The main difference is an additional emphasis on "other professional behaviors deemed appropriate for class by the professor," such as arriving on time and not interrupting the lecture (although those guidelines are already covered under the college's Standards of Professional Behavior and Ethical Conduct). Under the previous policy, students who failed to dress business casual could be thrown out of class -- meaning a potential loss of credit for assignments completed that day. Now, they could theoretically arrive in jeans without fear of getting kicked out, but up to 10 percent of their final grades could be docked instead.

David Horstein, the student body president, said the idea is that 10 percent of an overall course grade can go toward "professionalism," including a student's dress appearance and also other factors of professionalism, with the "hope that a professor cannot abuse" the dress requirement.

"The way that I hope this works," Horstein said, is that it "gives the professors a lot of discretion with policies like that." (Tim Longfellow, the chairman, said he understood the policy as meaning that "we’ll look across the board" in evaluating professionalism.)

Horstein began receiving complaints from students soon after the policy was announced two weeks prior to the start of classes this semester. "At first, I was afraid to even take on the issue," he said, worrying that administrators would "make us look like a lazy student body" for protesting the dress code. Then he learned that the policy apparently ran afoul of the university's Student Bill of Rights, which has an explicit prohibition against mandatory dress codes.
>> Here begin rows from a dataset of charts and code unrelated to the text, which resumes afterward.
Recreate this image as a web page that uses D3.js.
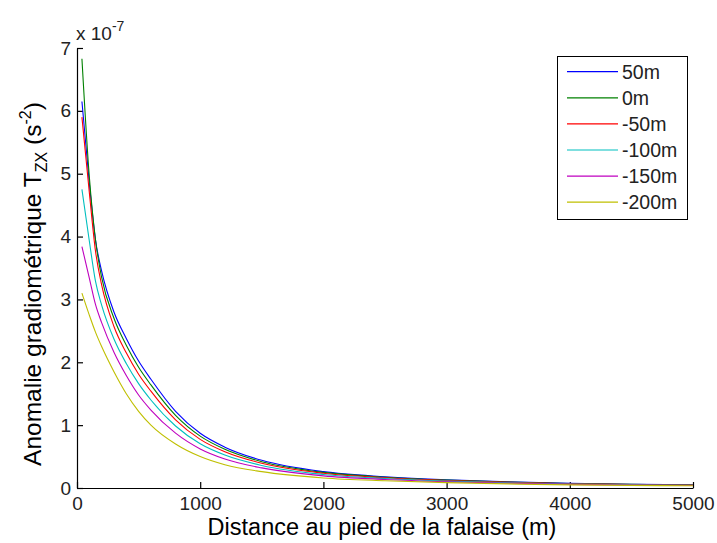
<!DOCTYPE html>
<html><head><meta charset="utf-8">
<script src="https://cdn.jsdelivr.net/npm/d3@7"></script>
<style>
html,body{margin:0;padding:0;background:#fff;}
svg{display:block;font-family:"Liberation Sans",Arial,Helvetica,sans-serif;}
</style></head>
<body>
<svg id="chart" width="717" height="543"></svg>
<script>
// ---- data (values in units of 1e-7 s^-2) ----
const distances = [40, 100, 150, 200, 300, 400, 500, 600, 800, 1000, 1200, 1500, 2000, 2500, 3000, 3500, 4000, 4500, 5000];
const seriesNames = ["50m", "0m", "-50m", "-100m", "-150m", "-200m"];
const s50   = [6.15, 4.85, 3.95, 3.45, 2.80, 2.38, 2.02, 1.73, 1.22, 0.87, 0.65, 0.44, 0.26, 0.18, 0.13, 0.098, 0.075, 0.06, 0.05];
const s0    = [6.83, 4.95, 3.95, 3.35, 2.70, 2.27, 1.92, 1.64, 1.155, 0.825, 0.616, 0.418, 0.248, 0.172, 0.125, 0.094, 0.072, 0.058, 0.048];
const sm50  = [5.90, 4.70, 3.77, 3.23, 2.57, 2.15, 1.81, 1.54, 1.085, 0.774, 0.577, 0.393, 0.234, 0.163, 0.118, 0.089, 0.068, 0.055, 0.046];
const sm100 = [4.75, 3.93, 3.29, 2.91, 2.37, 1.98, 1.66, 1.40, 0.986, 0.703, 0.524, 0.359, 0.215, 0.151, 0.11, 0.083, 0.064, 0.052, 0.043];
const sm150 = [3.84, 3.34, 2.92, 2.63, 2.16, 1.79, 1.48, 1.24, 0.872, 0.622, 0.462, 0.32, 0.193, 0.136, 0.10, 0.076, 0.058, 0.048, 0.04];
const sm200 = [3.10, 2.75, 2.48, 2.25, 1.85, 1.50, 1.22, 1.00, 0.70, 0.50, 0.37, 0.26, 0.16, 0.115, 0.085, 0.065, 0.05, 0.042, 0.035];
const seriesValues = [s50, s0, sm50, sm100, sm150, sm200];
const seriesColors = ["#0000ff", "#008000", "#ff0000", "#00bfbf", "#bf00bf", "#bfbf00"];
const xTicks = [0, 1000, 2000, 3000, 4000, 5000];
const yTicks = [0, 1, 2, 3, 4, 5, 6, 7];

const svg = d3.select("#chart");
const L = 77, R = 693, T = 48, B = 488;
const x = d3.scaleLinear().domain([0, 5000]).range([L, R]);
const y = d3.scaleLinear().domain([0, 7]).range([B, T]);
const fmt = d3.format("d");

// axes
const xAxis = svg.append("g").attr("transform", `translate(0,${B})`)
  .call(d3.axisBottom(x).tickValues(xTicks).tickFormat(fmt).tickSizeInner(-6).tickSizeOuter(0).tickPadding(9));
const yAxis = svg.append("g").attr("transform", `translate(${L},0)`)
  .call(d3.axisLeft(y).tickValues(yTicks).tickFormat(fmt).tickSizeInner(-6).tickSizeOuter(0).tickPadding(6));
[xAxis, yAxis].forEach(g => {
  g.select(".domain").attr("stroke", "#000").attr("stroke-width", 1.2);
  g.selectAll(".tick line").attr("stroke", "#000").attr("stroke-width", 1.2);
  g.selectAll(".tick text").attr("fill", "#222").style("font-size", "19px")
    .style("font-family", '"Liberation Sans",Arial,sans-serif');
});

// lines
const line = d3.line().x((d, i) => x(distances[i])).y(d => y(d)).curve(d3.curveMonotoneX);
seriesValues.forEach((vals, k) => {
  svg.append("path").datum(vals).attr("d", line)
    .attr("fill", "none").attr("stroke", seriesColors[k]).attr("stroke-width", 1.1);
});

// exponent label
const ex = svg.append("text").attr("x", 76).attr("y", 40).attr("fill", "#222").style("font-size", "19px");
ex.append("tspan").text("x 10");
ex.append("tspan").attr("dy", -9).style("font-size", "14px").text("-7");

// x label
svg.append("text").attr("x", 382).attr("y", 535).attr("text-anchor", "middle")
  .attr("fill", "#000").style("font-size", "23.5px").text("Distance au pied de la falaise (m)");

// y label
const yl = svg.append("text").attr("transform", "translate(41,284) rotate(-90)")
  .attr("text-anchor", "middle").attr("fill", "#000").style("font-size", "24.5px");
yl.append("tspan").text("Anomalie gradiométrique T");
yl.append("tspan").attr("dy", 6).style("font-size", "16px").text("ZX");
yl.append("tspan").attr("dy", -6).text(" (s");
yl.append("tspan").attr("dy", -10).style("font-size", "16px").text("-2");
yl.append("tspan").attr("dy", 10).text(")");

// legend
const lg = svg.append("g");
lg.append("rect").attr("x", 557.5).attr("y", 56.5).attr("width", 130).attr("height", 163)
  .attr("fill", "#fff").attr("stroke", "#000").attr("stroke-width", 1);
seriesNames.forEach((name, k) => {
  const yy = 71.7 + k * 26.1;
  lg.append("line").attr("x1", 567).attr("x2", 618).attr("y1", yy).attr("y2", yy)
    .attr("stroke", seriesColors[k]).attr("stroke-width", 1.2);
  lg.append("text").attr("x", 622).attr("y", yy).attr("dy", "0.36em")
    .attr("fill", "#222").style("font-size", "19.5px").text(name);
});
</script>
</body></html>
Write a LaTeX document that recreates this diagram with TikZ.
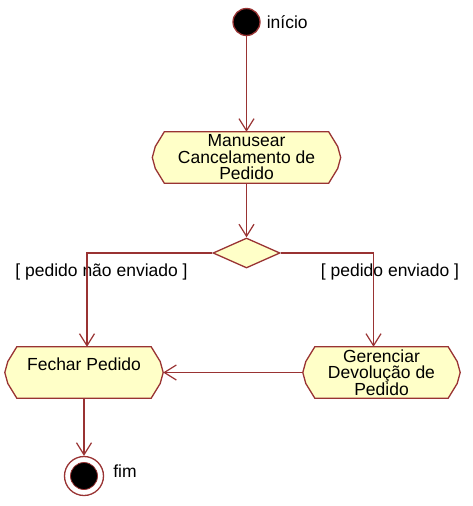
\documentclass[tikz,border=0pt]{standalone}
\usepackage{fontspec}
\setmainfont{Liberation Sans}
\usetikzlibrary{arrows.meta, positioning, shapes.geometric, backgrounds}
\definecolor{mRed}{HTML}{993333}
\definecolor{mFill}{HTML}{FFFFC8}

\tikzset{
  acao/.style={rectangle, inner sep=0pt, align=center,
    font=\fontsize{17.5}{16.5}\selectfont},
  contorno/.style={draw=mRed, fill=mFill, line width=1.3pt},
  decisao/.style={diamond, draw=mRed, fill=mFill, line width=1.3pt,
    inner sep=0pt, minimum width=67pt, minimum height=30pt},
  rotulo/.style={font=\fontsize{17.5}{16.5}\selectfont, inner sep=0pt},
  fluxo/.style={draw=mRed, line width=1.3pt,
    -{Straight Barb[length=12pt, width=15pt, line width=1.2pt]}}
}

\begin{document}
\begin{tikzpicture}[x=1pt, y=-1pt]
  \useasboundingbox (0,0) rectangle (472,506);
  % inicio
  \node[circle, fill=black, draw=mRed, line width=1.3pt, minimum size=27pt,
    inner sep=0pt] (inicio) at (246.5,22) {};
  \node[rotulo, right=6pt of inicio] (txtinicio) {início};
  % acoes
  \node[acao, minimum width=188pt, minimum height=51pt] (manusear) at (246.5,157.5)
    {Manusear\\Cancelamento de\\Pedido};
  \node[decisao] (ramo) at (246.5,253) {};
  \node[acao, minimum width=158pt, minimum height=51pt] (fechar) at (84,372.5)
    {Fechar Pedido\\\mbox{}};
  \node[acao, minimum width=157pt, minimum height=51pt] (gerenciar) at (381.5,372.5)
    {Gerenciar\\Devolução de\\Pedido};
  \begin{scope}[on background layer]
    \foreach \n in {manusear, fechar, gerenciar}
      \draw[contorno] ([shift={(12,0)}]\n.north west) -- ([shift={(-12,0)}]\n.north east)
        -- ([shift={(-3,-11)}]\n.east) -- (\n.east) -- ([shift={(-3,11)}]\n.east)
        -- ([shift={(-12,0)}]\n.south east) -- ([shift={(12,0)}]\n.south west)
        -- ([shift={(3,11)}]\n.west) -- (\n.west) -- ([shift={(3,-11)}]\n.west) -- cycle;
  \end{scope}
  % fim
  \node[circle, draw=mRed, fill=white, line width=1.3pt, minimum size=39pt,
    inner sep=0pt] (fim) at (84,476) {};
  \node[circle, fill=black, draw=mRed, line width=0.8pt, minimum size=27pt,
    inner sep=0pt] (fimmiolo) at (fim) {};
  \node[rotulo, right=9pt of fim, yshift=5pt] (txtfim) {fim};
  % guardas
  \node[rotulo] (naoenviado) at (101.5,272) {[ pedido não enviado ]};
  \node[rotulo] (enviado) at (390,272) {[ pedido enviado ]};
  % fluxos
  \draw[fluxo] (inicio) -- (manusear);
  \draw[fluxo] (manusear) -- (ramo);
  \draw[fluxo] (ramo.west) -| ([xshift=3pt]fechar.north);
  \draw[fluxo] (ramo.east) -| ([xshift=-8pt]gerenciar.north);
  \draw[fluxo] (gerenciar) -- (fechar);
  \draw[fluxo] (fechar) -- (fim);
\end{tikzpicture}
\end{document}
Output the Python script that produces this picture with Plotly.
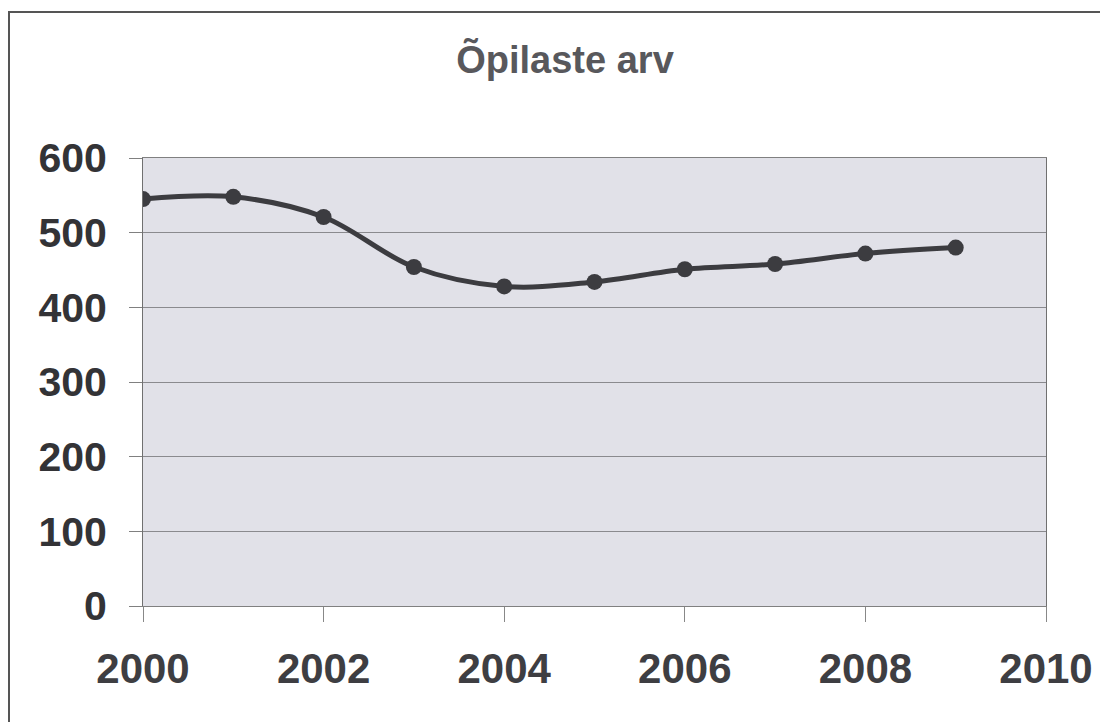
import plotly.graph_objects as go

years = [2000, 2001, 2002, 2003, 2004, 2005, 2006, 2007, 2008, 2009]
students = [545, 548, 521, 454, 428, 434, 451, 458, 472, 480]
x_ticks = [2000, 2002, 2004, 2006, 2008, 2010]
y_ticks = [0, 100, 200, 300, 400, 500, 600]
title_text = "Õpilaste arv"

fig = go.Figure()
fig.add_trace(go.Scatter(
    x=years, y=students, mode="lines+markers",
    line=dict(color="#3c3c40", width=5, shape="spline", smoothing=1.0),
    marker=dict(color="#3c3c40", size=16),
    showlegend=False,
))

font_family = "Liberation Sans, Arial, sans-serif"
W, H = 1100, 714
L, R, T, B = 135, 62, 150, 116
fig.update_layout(
    width=W, height=H,
    margin=dict(l=L, r=R, t=T, b=B),
    paper_bgcolor="white",
    plot_bgcolor="#e1e1e8",
    title=dict(text="<b>" + title_text + "</b>", x=(565 - 8) / W, xanchor="center",
               y=1 - 52 / H, yanchor="middle",
               font=dict(family=font_family, size=38, color="#58585c")),
    font=dict(family=font_family),
)
fig.update_xaxes(
    range=[2000, 2010], tickvals=x_ticks,
    ticktext=["<b>%d</b>" % v for v in x_ticks],
    tickfont=dict(size=42, color="#3e3e42"),
    ticks="outside", ticklen=15, tickcolor="#888888", tickwidth=1,
    showgrid=False, zeroline=False,
    showline=True, linecolor="#808080", linewidth=1, mirror=True,
    ticklabelstandoff=11,
)
fig.update_yaxes(
    range=[0, 600], tickvals=y_ticks,
    ticktext=["<b>%d</b>" % v for v in y_ticks],
    tickfont=dict(size=41, color="#333336"),
    ticks="outside", ticklen=13, tickcolor="#808080", tickwidth=1,
    showgrid=True, gridcolor="#8a8a8e", gridwidth=1,
    zeroline=False,
    showline=True, linecolor="#707070", linewidth=1, mirror=True,
    ticklabelstandoff=14,
)

# outer chart border (figure pixel coordinates converted to paper fractions)
pw, ph = W - L - R, H - T - B
bx0, by0 = 1, 4
fig.add_shape(type="rect", xref="paper", yref="paper",
              x0=(bx0 - L) / pw, x1=(W + 20 - L) / pw,
              y0=-(B + 30) / ph, y1=(H - B - by0) / ph,
              line=dict(color="#555555", width=2), layer="below")

fig.write_html("out.html")
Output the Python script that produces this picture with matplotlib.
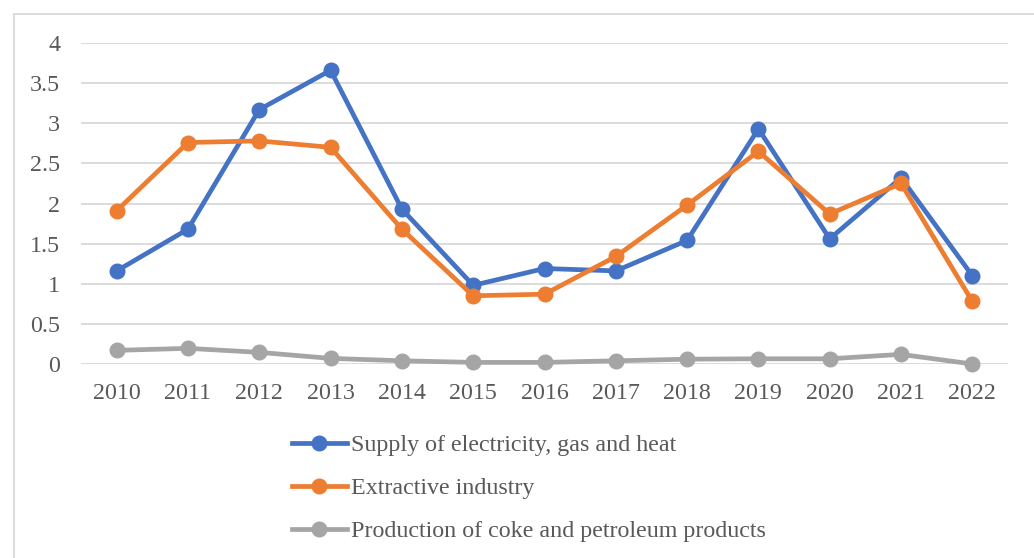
import matplotlib
matplotlib.use("Agg")
import matplotlib.pyplot as plt
from matplotlib.lines import Line2D

years = ["2010", "2011", "2012", "2013", "2014", "2015", "2016",
         "2017", "2018", "2019", "2020", "2021", "2022"]
supply_energy = [1.16, 1.68, 3.17, 3.66, 1.93, 0.98, 1.19,
                 1.16, 1.54, 2.93, 1.56, 2.32, 1.10]
extractive = [1.91, 2.76, 2.78, 2.70, 1.68, 0.85, 0.87,
              1.34, 1.98, 2.65, 1.87, 2.25, 0.78]
coke_petroleum = [0.17, 0.195, 0.145, 0.07, 0.04, 0.02, 0.02,
                  0.04, 0.06, 0.065, 0.065, 0.12, 0.0]
y_ticks = [0, 0.5, 1, 1.5, 2, 2.5, 3, 3.5, 4]
y_tick_labels = ["0", "0.5", "1", "1.5", "2", "2.5", "3", "3.5", "4"]

series = [
    ("Supply of electricity, gas and heat", supply_energy, "#4472C4"),
    ("Extractive industry", extractive, "#ED7D31"),
    ("Production of coke and petroleum products", coke_petroleum, "#A5A5A5"),
]

plt.rcParams["font.family"] = ["Liberation Serif", "DejaVu Serif"]
text_color = "#595959"
grid_color = "#D9D9D9"
fs = 17.3

W, H = 1034, 558
fig = plt.figure(figsize=(W / 100, H / 100), dpi=100)
ax = fig.add_axes([81 / W, 1 - 364 / H, (1008 - 81) / W, (364 - 43) / H])

x = list(range(len(years)))
for label, vals, color in series:
    ax.plot(x, vals, color=color, lw=3.4, marker="o", markersize=10.5,
            label=label, clip_on=False, zorder=3)

ax.set_xlim(-0.5, len(years) - 0.5)
ax.set_ylim(0, 4)
ax.set_yticks(y_ticks)
ax.set_yticklabels(y_tick_labels)
ax.set_xticks(x)
ax.set_xticklabels(years)
ax.grid(axis="y", color=grid_color, lw=1.3, zorder=0)
ax.set_axisbelow(True)
for s in ax.spines.values():
    s.set_visible(False)
ax.tick_params(axis="both", length=0, labelsize=fs, colors=text_color)
ax.tick_params(axis="y", pad=15)
ax.tick_params(axis="x", pad=14)

# chart area border (left and top edges)
fig.add_artist(Line2D([13.5 / W, 13.5 / W], [0, 1 - 13.5 / H],
                      color=grid_color, lw=1.3, transform=fig.transFigure))
fig.add_artist(Line2D([13.5 / W, 1], [1 - 13.5 / H, 1 - 13.5 / H],
                      color=grid_color, lw=1.3, transform=fig.transFigure))

leg = fig.legend(loc="upper left", bbox_to_anchor=(291.5 / W, 1 - 434.5 / H),
                 frameon=False, fontsize=fs, handlelength=2.33,
                 handletextpad=0.14, labelspacing=0.88, borderpad=0,
                 borderaxespad=0, labelcolor=text_color)

fig.savefig("out.png", dpi=100)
It was a while before he and other student leaders were able to sit down with Longfellow and other officials: "Basically the conversations ... were happening through the media," he said.

Longfellow praised the student leaders in a press release, saying, "I truly believe that shared governance, a strong and valued tradition on this campus, has prevailed. The Department of Marketing is pleased and believes that the compromised wording for the business casual dress standard allows the department to accomplish its initial purpose for establishing the dress standard, to provide an opportunity to enhance the overall professionalism of our students and to hopefully provide them with an additional advantage as they begin their career search."

In an interview, Longfellow said he has not received any direct complaints about the policy to date, and that concerns about accumulating appropriate attire to attend class were mostly exaggerated at a business school where most students have recently completed or will soon complete internships.

Referring to the original policy, he said: "I think overall, as I talk with the faculty, with the students, I think it’s been very well received there."